About two-thirds of Medicare beneficiaries are enrolled in traditional, fee-for-service (FFS) Medicare. The remaining third are enrolled in Medicare Advantage. According to the GAO, Medicare paid approximately $200 billion to Medicare Advantage organizations.
In contrast to FFS, Medicare pays Medicare Advantage organizations a fixed amount every month for each enrollee, with no connection to the services the enrollee actually uses in that month. In order to root out improper payments related to Medicare Advantage, CMS has two methods:
- National risk adjustment data validation (national RADV) audits
- Contract-level RADV audits.
Both types of audits review whether the codes that the MAOs submit have the relevant documentary support, and thus determine the extent of any improper payments.
Interestingly, CMS calculates a beneficiary’s “risk score,” which is meant to help project how much the beneficiary will cost the Medicare system, and then it couples that with other Medicare data to find possible improper payments.
While CMS is conducting the audits mentioned above to improve the integrity of Medicare Advantage, the GAO has found that a number of things have hampered CMS’s efforts. Those hindering factors are as follows:
- Targeted Audits. CMS has failed to select contracts for audit that have the greatest potential for payment recovery. In other words, CMS is not quite looking in the right place with its audits to find improper payments.

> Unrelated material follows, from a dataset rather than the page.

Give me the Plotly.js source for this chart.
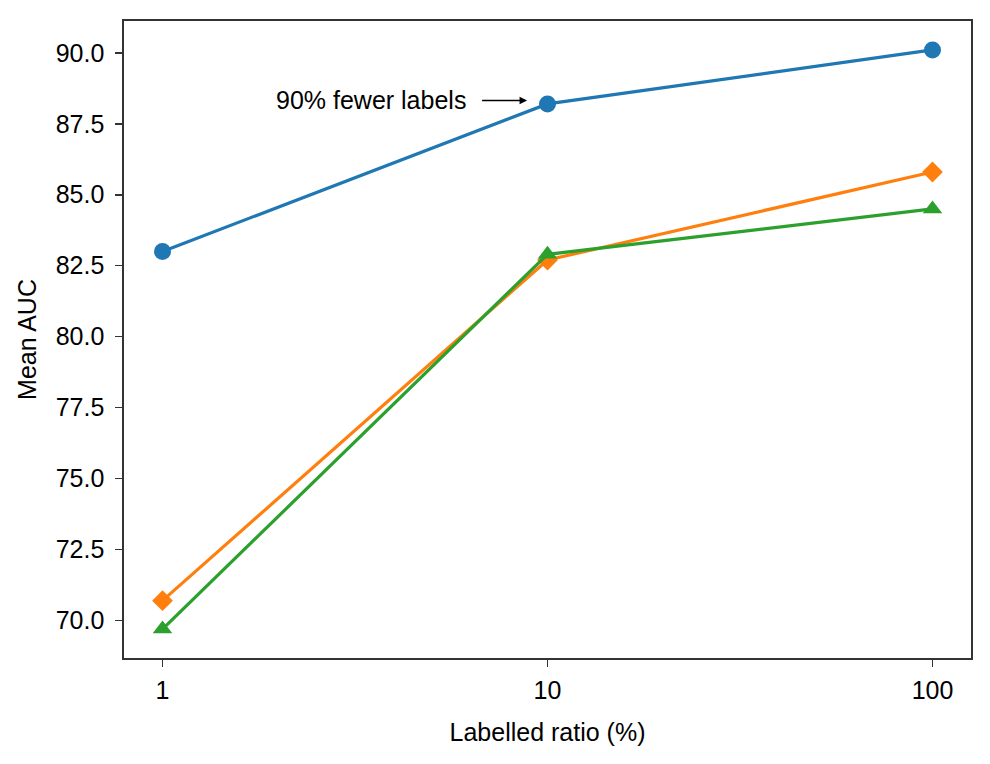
<!DOCTYPE html>
<html>
<head>
<meta charset="utf-8">
<script src="https://cdn.plot.ly/plotly-3.0.1.min.js"></script>
<style>html,body{margin:0;padding:0;background:#fff;}#chart{width:990px;height:764px;}</style>
</head>
<body>
<div id="chart"></div>
<script>
// Data
var labelledRatio = [1, 10, 100];
var blueAUC = [83.0, 88.2, 90.1];
var orangeAUC = [70.7, 82.7, 85.8];
var greenAUC = [69.7, 82.9, 84.5];
var xTickLabels = ['1', '10', '100'];
var annotationText = '90% fewer labels';

var FONT = 'Liberation Sans, Arial, Helvetica, sans-serif';
var FS = 25;

var traces = [
  {x: labelledRatio, y: blueAUC, mode: 'lines+markers', name: 'blue',
   line: {color: '#1f77b4', width: 3.2},
   marker: {symbol: 'circle', size: 17, color: '#1f77b4'}},
  {x: labelledRatio, y: orangeAUC, mode: 'lines+markers', name: 'orange',
   line: {color: '#ff7f0e', width: 3.2},
   marker: {symbol: 'diamond', size: 16, color: '#ff7f0e'}},
  {x: labelledRatio, y: greenAUC, mode: 'lines+markers', name: 'green',
   line: {color: '#2ca02c', width: 3.2},
   marker: {symbol: 'triangle-up', size: 17, color: '#2ca02c'}}
];

var layout = {
  width: 990, height: 764,
  margin: {l: 124, r: 19, t: 21, b: 106},
  paper_bgcolor: '#fff', plot_bgcolor: '#fff',
  showlegend: false,
  font: {family: FONT, size: FS, color: '#000'},
  xaxis: {
    type: 'log', range: [-0.1, 2.1],
    tickvals: labelledRatio, ticktext: xTickLabels,
    ticks: 'outside', ticklen: 7, tickwidth: 1.6, tickcolor: '#333',
    showline: true, mirror: true, linecolor: '#333', linewidth: 1.6,
    showgrid: false, zeroline: false,
    tickfont: {family: FONT, size: FS, color: '#000'},
    ticklabelstandoff: 2,
    title: {text: 'Labelled ratio (%)', font: {family: FONT, size: FS, color: '#000'}, standoff: 21}
  },
  yaxis: {
    range: [68.68, 91.12],
    tick0: 70, dtick: 2.5, tickformat: '.1f',
    ticks: 'outside', ticklen: 7, tickwidth: 1.6, tickcolor: '#333',
    showline: true, mirror: true, linecolor: '#333', linewidth: 1.6,
    showgrid: false, zeroline: false,
    tickfont: {family: FONT, size: FS, color: '#000'},
    ticklabelstandoff: 6,
    title: {text: 'Mean AUC', font: {family: FONT, size: FS, color: '#000'}, standoff: 12}
  },
  annotations: [{
    xref: 'x', yref: 'y',
    x: Math.log10(labelledRatio[1]) - 0.053, y: 88.32,
    axref: 'pixel', ayref: 'pixel', ax: -59, ay: 0,
    text: annotationText, showarrow: true,
    xanchor: 'right', yanchor: 'middle',
    arrowhead: 2, arrowsize: 1, arrowwidth: 1.5, arrowcolor: '#000',
    startstandoff: 14,
    font: {family: FONT, size: FS, color: '#000'}
  }]
};

Plotly.newPlot('chart', traces, layout, {displayModeBar: false, staticPlot: true});
</script>
</body>
</html>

- Completing Audits. Delays in conducting and completing the contract-level RADV audits has also hindered CMS’s effort to root out improper payments, to include Medicare Advantage fraud.
- Coordinating Auditing Contractors. CMS also lacks specific plans for incorporating Recovery Audit Contractors (RACs) into the Medicare Advantage program to identify and recover improper payments.
CMS’s method for calculating the risk of improper payments for each contract (which is based on the diagnoses reported for beneficiaries of those contracts) is somewhat faulty. Specifically, CMS uses “coding intensity scores” to identify those Medicare Advantage contracts that are good candidates for an audit. Increases in coding intensity measure the extent to which the estimated medical needs of the beneficiaries in a contract increase from year to year. Thus, those contracts in which the beneficiaries appear to be getting “sicker” at a relatively fast pace (based on provider information given to CMS) will have a correspondingly high “coding intensity score.”
Those coding intensity scores, however, do not correspond to the percentage of unsupported diagnoses under that contract. Thus, as noted above, CMS is not quite auditing the contracts where there is the most improper payment risk.
Also, CMS reportedly does not always use information at its disposal to select those contracts with the highest improper-payment risk, to include selecting for audit those contracts with (i) the highest coding intensity score; (ii) use results from prior contract-level RADV audits; (iii) account for contract consolidation; or (iv) account for contracts with high enrollment.
Medicare is a massive government system, full of complexities, and vulnerable to mismanagement and fraud. Any large government program will have those difficulties. That said, the almost $1 trillion yearly spent on the Medicare and Medicaid programs needs to be watched carefully primarily because it is such a large part of the government’s budget. Medicare Advantage represents a significant portion of this amount.